The Indian religious systems of Brahmanism, Buddhism and Jainism are at least two thousand years old, and their religious literature is vast and varied. Lingayatism is a younger system whose origin does not go beyond eight centuries of history. Nevertheless the Lingayat religion, flourishing and growing fast, continues with renewed vitality and relevance. One of its most enduring historical consequences has been its transformative impact on rural Karnataka. We find this enshrined in the sense of ethnic identity and in the homogeneity of the village population, in its single-minded commitment to Kannada language and land, and in its near-unanimous devotion to the practice of the religious, moral and cultural ideas set forth by Basava.

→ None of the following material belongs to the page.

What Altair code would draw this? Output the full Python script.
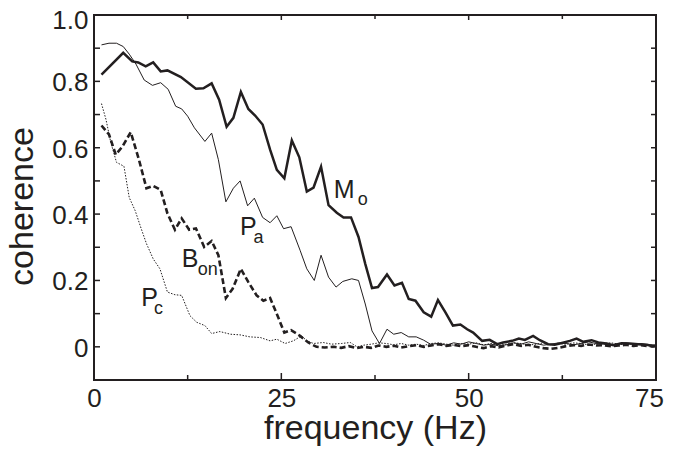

The rural as well as the urban population of Karnataka is characterized by cultural pluralism, evolved through the centuries from a multiplicity of religious, caste and linguistic groups. The Lingayats have displayed a remarkable capacity over the years for harmonious co-existence with other socio-cultural groups as well as for preservation of their religious-cultural homogeneity and identity. In this process of maintaining a balance between inter-group co-operation and intragroup cohesion, they have been ably assisted by their monastic orders ( mathas ), educational institutions, co-operative organizations, literary and journalistic enterprises. Unique among the communities in Karaataka, the Lingayats alone seem successfully to have forged an elaborate institutional infra-structure that has contributed to the preservation and strengthening of their group life and identity.